Liz Warren-Corney writes
As you’d expect, Jim and I have spent a lot of time on ferries and hanging around ferry terminals over the last few days and we’ve noticed a trend.
Alongside the tourists and hipsters and walkers that you’d expect there’s another group of customers. Dustbin Lorries. Quarry trucks. Sheep carriers and hay wagons. It’s easy to be lulled into thinking that CalMac only caters for the holiday makers wanting to gaze on beautiful scenery but that simply isn’t true. Together the Inner and Outer Hebrides are a home and a place of work for approximately 44,000 people. Crofting, fishing, weaving, renewable energy, small enterprises, and, of course, whiskey distillation and tourism are vital to the economy of the Islands, and they are absolutely dependent on the ferry services. Highlands and Islands Enterprise has defined the Western Isles (the Outer Hebrides) as an economically “Fragile Area”. Without the ferry services taking vital goods and services to the islands and export goods to the mainland the island economies would collapse
Today I watched an elderly lady and her companion talking to a member of CalMac staff in Craignure. She needed to travel to the mainland for a hospital appointment. The member of staff could not have been kinder or more helpful as he booked her ticket and gave her advice. There is a hospital on Mull – or rather there is an A&E unit with only TWO beds! For any routine medical procedures – or for surgery – Mull residents must take a ferry to the mainland – and this is true for most of the Hebridean Islanders. Imagine having to line the pockets of a private company for a routine scan or because you or someone you loved had cancer….. That’s what privatisation of CalMac means.
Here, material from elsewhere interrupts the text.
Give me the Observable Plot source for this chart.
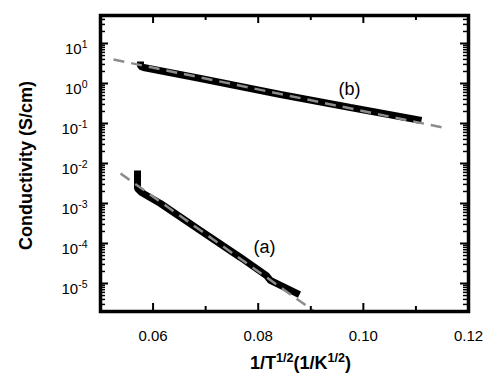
<!DOCTYPE html>
<html><head><meta charset="utf-8">
<script src="https://cdn.jsdelivr.net/npm/d3@7"></script>
<script src="https://cdn.jsdelivr.net/npm/@observablehq/plot@0.6"></script>
<style>body{margin:0;background:#fff;} svg{display:block}</style>
</head><body><div id="chart"></div>
<script>
// tick values
const xMajorTicks = [0.06, 0.08, 0.10, 0.12];
const xMinorTicks = [0.07, 0.09, 0.11];
const yDecades = [-5, -4, -3, -2, -1, 0, 1];
const yMajorTicks = yDecades.map(e => 10 ** e);
const yMinorMultipliers = [2, 3, 4, 5, 6, 7, 8, 9];
const yMinorTicks = [-6, ...yDecades]
  .flatMap(e => yMinorMultipliers.map(m => m * 10 ** e))
  .filter(v => v > 10 ** -5.7 && v < 10 ** 1.7);

// curve (a): measured conductivity
const curveAx = [0.05704, 0.05704, 0.0578, 0.06141, 0.06902, 0.07663, 0.08158, 0.0823, 0.08785];
const curveAy = [6.68e-3, 2.37e-3, 1.88e-3, 1.0e-3, 2.11e-4, 4.47e-5, 1.58e-5, 1.2e-5, 5.3e-6];
// curve (b)
const curveBx = [0.05761, 0.05761, 0.05818, 0.06902, 0.08424, 0.09755, 0.11106];
const curveBy = [3.55, 2.66, 2.51, 1.33, 0.531, 0.251, 0.119];
// fitted lines (dashed)
const fitAx = [0.05381, 0.0907];
const fitAy = [5.62e-3, 2.0e-6];
const fitBx = [0.05247, 0.1160];
const fitBy = [3.98, 0.075];
// curve labels
const labelNames = ["(a)", "(b)"];
const labelX = [0.0812, 0.09736];
const labelY = [8.2e-5, 0.729];

const toRows = (xs, ys) => xs.map((x, i) => ({x, y: ys[i]}));
const curveA = toRows(curveAx, curveAy);
const curveB = toRows(curveBx, curveBy);
const fitA = toRows(fitAx, fitAy);
const fitB = toRows(fitBx, fitBy);
const labels = labelNames.map((t, i) => ({t, x: labelX[i], y: labelY[i]}));

const font = "'Liberation Sans', Arial, Helvetica, sans-serif";

const W = 500, H = 384, mL = 100, mR = 32, mT = 15, mB = 73;
const frameW = W - mL - mR, frameH = H - mT - mB;

// inward ticks as short rules inset from the far side of the frame
const yTicks = (values, side, len, sw) => Plot.ruleY(values, {
  y: d => d, stroke: "black", strokeWidth: sw,
  ...(side === "left" ? {insetRight: frameW - len} : {insetLeft: frameW - len})
});
const xTicks = (values, side, len, sw) => Plot.ruleX(values, {
  x: d => d, stroke: "black", strokeWidth: sw,
  ...(side === "bottom" ? {insetTop: frameH - len} : {insetBottom: frameH - len})
});

const plot = Plot.plot({
  width: W,
  height: H,
  marginLeft: mL,
  marginRight: mR,
  marginTop: mT,
  marginBottom: mB,
  style: {fontFamily: font, background: "white", color: "black"},
  x: {type: "linear", domain: [0.05, 0.12], axis: null},
  y: {type: "log", domain: [10 ** -5.7, 10 ** 1.7], axis: null},
  marks: [
    Plot.line(curveA, {x: "x", y: "y", stroke: "black", strokeWidth: 7, strokeLinejoin: "miter", strokeLinecap: "butt", clip: true}),
    Plot.line(curveB, {x: "x", y: "y", stroke: "black", strokeWidth: 7, strokeLinejoin: "miter", strokeLinecap: "butt", clip: true}),
    Plot.line(fitA, {x: "x", y: "y", stroke: "#8c8c8c", strokeWidth: 2.5, strokeDasharray: "11,7", strokeLinecap: "butt", clip: true}),
    Plot.line(fitB, {x: "x", y: "y", stroke: "#8c8c8c", strokeWidth: 2.5, strokeDasharray: "11,7", strokeLinecap: "butt", clip: true}),
    Plot.frame({stroke: "black", strokeWidth: 3.5}),
    // inward ticks
    xTicks(xMajorTicks, "bottom", 8, 2),
    xTicks(xMinorTicks, "bottom", 5, 2),
    xTicks(xMajorTicks, "top", 8, 2),
    xTicks(xMinorTicks, "top", 5, 2),
    yTicks(yMajorTicks, "left", 8, 2),
    yTicks(yMinorTicks, "left", 5, 1.5),
    yTicks(yMajorTicks, "right", 8, 2),
    yTicks(yMinorTicks, "right", 5, 1.5),
    // tick labels
    Plot.text(xMajorTicks, {x: d => d, frameAnchor: "bottom", text: d => d.toFixed(2), lineAnchor: "bottom", dy: 29, fontSize: 15, fill: "black"}),
    Plot.text(yMajorTicks, {y: d => d, frameAnchor: "left", text: d => `10^{${Math.round(Math.log10(d))}}`, textAnchor: "end", lineAnchor: "bottom", dx: -13, dy: 10, fontSize: 15, fill: "black"}),
    // axis titles
    Plot.text(["Conductivity (S/cm)"], {frameAnchor: "left", text: d => d, rotate: -90, dx: -69, dy: 2, lineAnchor: "bottom", textAnchor: "middle", fontSize: 18, fontWeight: "bold", fill: "black"}),
    Plot.text(["1/T^{1/2}(1/K^{1/2})"], {frameAnchor: "bottom", text: d => d, dx: 16, dy: 57, lineAnchor: "bottom", textAnchor: "middle", fontSize: 18, fontWeight: "bold", fill: "black"}),
    // curve labels
    Plot.text(labels, {x: "x", y: "y", text: "t", fontSize: 18, lineAnchor: "middle", fill: "black"})
  ]
});

document.getElementById("chart").appendChild(plot);

// turn ^{...} into real superscript tspans
const NS = "http://www.w3.org/2000/svg";
plot.querySelectorAll("text").forEach(t => {
  const s = t.textContent;
  if (!s.includes("^{")) return;
  const base = parseFloat(getComputedStyle(t).fontSize) || 15;
  const supSize = base * 0.7;
  const raise = base * 0.37;
  const parts = s.split(/(\^\{[^}]*\})/).filter(p => p.length);
  t.textContent = "";
  let raised = false;
  parts.forEach(p => {
    const span = document.createElementNS(NS, "tspan");
    if (p.startsWith("^{")) {
      span.textContent = p.slice(2, -1);
      span.setAttribute("font-size", supSize);
      span.setAttribute("dy", -raise);
      raised = true;
    } else {
      span.textContent = p;
      if (raised) span.setAttribute("dy", raise);
      raised = false;
    }
    t.appendChild(span);
  });
});
</script>
</body></html>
CalMac provides a “Lifeline Ferry Service”. There simply isn’t any reason to dispute this fact. The slightly bemused tourist enquiring why he couldn’t book on the ferry on a certain Tuesday next month only to be informed that on that date the “Gas Man-Truck” arrives to deliver to the locals of the Island, and because of the size of the vehicle space on the ferry is limited proves the point: this is a lifeline service and not merely tourism. Ask the question: A service for profit or for the public?